Base of the matter: Facebook

The latest name on the terror list Abu Jundal, has allegedly confessed to having nine Facebook accounts to hunt new recruits for the Lashkar-e-Taiba. Jundal was one of the six handlers of the ten men who attacked Mumbai on November 26, 2008.
Facebook — the top social networking site in the online world — is the biggest cause for the increasing number of breakups in marriages, the reason for umpteen criminal deaths and the continuous cause for breakups in relationships of teenagers and adolescents. In UK, teenager Ashleigh Hall was murdered by serial rapist Peter Chapman after he groomed her on Facebook. According to Jack Doyle in the Mail Online, a crime linked to Facebook is reported to police once every 40 minutes.
A company with 901 million users, as on March 2012, is a growing hit with the youth in India too and alarmingly, like most new technology products here, being used indiscriminately. A new social phenomenon of letting the outer world know your minute-to-minute affairs of life is culling out strange patterns in the arena of mass communication. For example, college teachers are finding it easier to tune into their students who take leave on the pretext of an illness and post pictures with friends at a concert! Spouses are finding it emotionally expensive to track their mates even if they are able to do away with high charging detective agencies.

Syed Shoaib
The new read-by-all-book, authored by youngster Mark Elliot Zuckerberg, had its start-up phase caught in legal tangle with him allegedly having stolen the idea from his swimmer friend during a sleepover!

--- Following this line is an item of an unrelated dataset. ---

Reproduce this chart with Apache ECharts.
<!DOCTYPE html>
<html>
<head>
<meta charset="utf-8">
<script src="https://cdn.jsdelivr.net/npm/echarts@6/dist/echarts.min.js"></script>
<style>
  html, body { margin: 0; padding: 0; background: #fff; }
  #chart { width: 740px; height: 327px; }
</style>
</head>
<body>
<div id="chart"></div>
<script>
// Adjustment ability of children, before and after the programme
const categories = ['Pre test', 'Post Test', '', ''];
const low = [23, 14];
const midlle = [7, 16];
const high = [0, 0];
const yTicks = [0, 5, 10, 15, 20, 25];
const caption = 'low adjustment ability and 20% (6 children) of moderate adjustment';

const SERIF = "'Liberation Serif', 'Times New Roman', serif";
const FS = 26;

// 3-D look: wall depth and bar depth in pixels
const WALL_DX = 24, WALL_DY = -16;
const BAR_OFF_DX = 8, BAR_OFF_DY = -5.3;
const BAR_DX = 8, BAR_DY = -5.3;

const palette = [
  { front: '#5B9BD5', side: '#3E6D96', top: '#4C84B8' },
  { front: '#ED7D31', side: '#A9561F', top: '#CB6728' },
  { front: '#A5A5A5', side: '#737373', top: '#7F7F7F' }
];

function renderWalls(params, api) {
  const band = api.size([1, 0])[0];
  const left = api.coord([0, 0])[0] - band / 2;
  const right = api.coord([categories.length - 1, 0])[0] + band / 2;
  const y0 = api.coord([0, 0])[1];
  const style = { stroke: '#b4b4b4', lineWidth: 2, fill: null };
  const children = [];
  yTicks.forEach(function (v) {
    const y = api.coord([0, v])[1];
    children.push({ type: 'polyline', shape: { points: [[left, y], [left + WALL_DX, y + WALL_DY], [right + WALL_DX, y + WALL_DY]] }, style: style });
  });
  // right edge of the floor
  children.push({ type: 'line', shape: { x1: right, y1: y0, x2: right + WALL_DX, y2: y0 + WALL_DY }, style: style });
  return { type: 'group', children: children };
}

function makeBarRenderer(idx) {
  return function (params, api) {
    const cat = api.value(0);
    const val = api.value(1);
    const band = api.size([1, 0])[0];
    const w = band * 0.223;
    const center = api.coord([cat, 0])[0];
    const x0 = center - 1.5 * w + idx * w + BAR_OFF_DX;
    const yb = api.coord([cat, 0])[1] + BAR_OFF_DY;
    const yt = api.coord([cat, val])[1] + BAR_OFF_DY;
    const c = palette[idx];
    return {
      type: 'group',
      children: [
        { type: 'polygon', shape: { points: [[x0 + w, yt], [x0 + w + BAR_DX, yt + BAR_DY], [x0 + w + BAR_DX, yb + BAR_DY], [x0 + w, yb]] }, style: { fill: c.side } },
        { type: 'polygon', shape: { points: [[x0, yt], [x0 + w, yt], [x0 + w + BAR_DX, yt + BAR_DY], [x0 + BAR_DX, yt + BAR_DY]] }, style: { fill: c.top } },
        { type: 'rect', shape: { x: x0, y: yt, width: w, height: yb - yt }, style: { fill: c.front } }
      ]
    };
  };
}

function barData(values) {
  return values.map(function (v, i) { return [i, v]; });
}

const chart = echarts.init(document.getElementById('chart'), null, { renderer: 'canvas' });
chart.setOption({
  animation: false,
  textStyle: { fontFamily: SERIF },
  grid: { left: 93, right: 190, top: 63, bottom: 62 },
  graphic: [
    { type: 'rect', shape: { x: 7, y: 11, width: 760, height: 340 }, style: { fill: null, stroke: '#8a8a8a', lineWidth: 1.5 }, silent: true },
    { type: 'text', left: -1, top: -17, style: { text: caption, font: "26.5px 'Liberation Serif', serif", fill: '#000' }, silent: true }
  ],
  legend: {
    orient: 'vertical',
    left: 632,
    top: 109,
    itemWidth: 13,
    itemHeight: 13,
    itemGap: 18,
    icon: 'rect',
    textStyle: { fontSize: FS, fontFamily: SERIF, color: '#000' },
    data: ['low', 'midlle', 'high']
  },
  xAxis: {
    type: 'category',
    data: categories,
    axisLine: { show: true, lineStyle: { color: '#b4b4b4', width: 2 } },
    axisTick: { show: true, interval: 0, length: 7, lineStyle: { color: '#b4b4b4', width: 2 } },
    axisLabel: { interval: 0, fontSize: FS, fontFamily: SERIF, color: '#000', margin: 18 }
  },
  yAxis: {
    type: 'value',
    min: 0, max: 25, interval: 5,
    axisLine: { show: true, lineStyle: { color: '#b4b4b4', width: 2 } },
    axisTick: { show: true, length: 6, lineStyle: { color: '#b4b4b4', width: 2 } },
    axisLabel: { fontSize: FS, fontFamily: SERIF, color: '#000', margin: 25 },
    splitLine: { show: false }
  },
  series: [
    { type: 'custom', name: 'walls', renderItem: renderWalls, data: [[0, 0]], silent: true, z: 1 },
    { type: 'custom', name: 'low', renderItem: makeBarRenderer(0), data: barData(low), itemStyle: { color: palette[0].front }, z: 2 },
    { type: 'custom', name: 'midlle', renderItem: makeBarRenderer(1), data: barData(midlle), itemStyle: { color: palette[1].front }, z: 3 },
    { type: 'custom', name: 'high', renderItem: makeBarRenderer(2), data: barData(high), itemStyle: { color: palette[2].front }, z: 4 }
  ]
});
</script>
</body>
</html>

Wall Street analysts could have given Facebook a lukewarm reception, weeks after the flop of this IPO and many firms could have revealed a tepid assessment of the social-network giant’s share, but the truth is bold on the wall; Facebook is changing the ethical concept of today’s generation. For youngsters who have not gradually graduated from a landline to an SMS culture, the wave of technological changes like morphed pictures on Facebook could be hard to distinguish. Many lives are being marred in the simple name of online crimes and contingencies. The police, however, are finding it easier to crack crimes, thanks to Facebook again.

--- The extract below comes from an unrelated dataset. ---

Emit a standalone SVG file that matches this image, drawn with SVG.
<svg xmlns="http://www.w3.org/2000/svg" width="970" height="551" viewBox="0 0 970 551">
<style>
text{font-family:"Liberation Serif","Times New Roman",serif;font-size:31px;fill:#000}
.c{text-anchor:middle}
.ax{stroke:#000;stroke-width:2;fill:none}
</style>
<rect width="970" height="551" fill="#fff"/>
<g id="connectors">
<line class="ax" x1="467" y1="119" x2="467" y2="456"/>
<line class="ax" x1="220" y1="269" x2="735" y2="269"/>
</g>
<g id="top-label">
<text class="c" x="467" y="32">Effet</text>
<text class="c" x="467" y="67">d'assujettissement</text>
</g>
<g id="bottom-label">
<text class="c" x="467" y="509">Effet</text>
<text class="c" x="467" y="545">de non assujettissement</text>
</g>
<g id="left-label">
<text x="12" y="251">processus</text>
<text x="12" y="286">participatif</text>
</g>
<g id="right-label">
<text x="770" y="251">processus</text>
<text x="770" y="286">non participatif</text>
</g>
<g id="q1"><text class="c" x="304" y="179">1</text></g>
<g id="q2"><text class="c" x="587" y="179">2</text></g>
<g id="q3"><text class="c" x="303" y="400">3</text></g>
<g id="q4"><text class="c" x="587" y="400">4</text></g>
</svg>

Caught in the rat race of time, what we consume in bulk on the Facebook, please note is only what the writer wants to profess. Facebook falsehood, like most information on the Internet, could be selective, incorrect, misleading and with a purported intent of creating malice. With children less than 10 years of age, signing in as 18-year-olds, the site has now opened its flood gates to 13-year-olds too. The more friends you have on Facebook, the faster you are perceived to have arrived in life. It’s making the voyeuristic interest of humans develop much earlier as a lot of personal muck plays out on the virtual space, much like our soap operas.
According to CNet News, Facebook has let a plugin that would allow users on websites across the world to “want” specific items. Any new update in the social viral world needs to be used for the betterment of humanity. Critics will tell you that everything from advertisements to the BlackBerry has its own demerits. Like, let’s face it, indiscriminate doling out of personal information to a wide audience is neither going to help the intelligence levels of a generation with scattered interests nor focus their time on pressing issues of immediate need.
Even the cell phone is vulnerable to misuse. An SMS-oriented generation that probably knows the spelling of development only as dvpt is fighting for its rights to write answer scripts in SMS lingo. The latest defence being that even the Oxford dictionary has a new SMS counter like its just-introduced desi section.
Media observers and communication specialists in the United States predict that Facebook, though not a passing phenomenon, is definitely a wave that will ebb in the coming years. How much damage it could have printed on to its world pages alongside its popular personal communication agenda is to be seen.
The face, they say, is the index of the mind!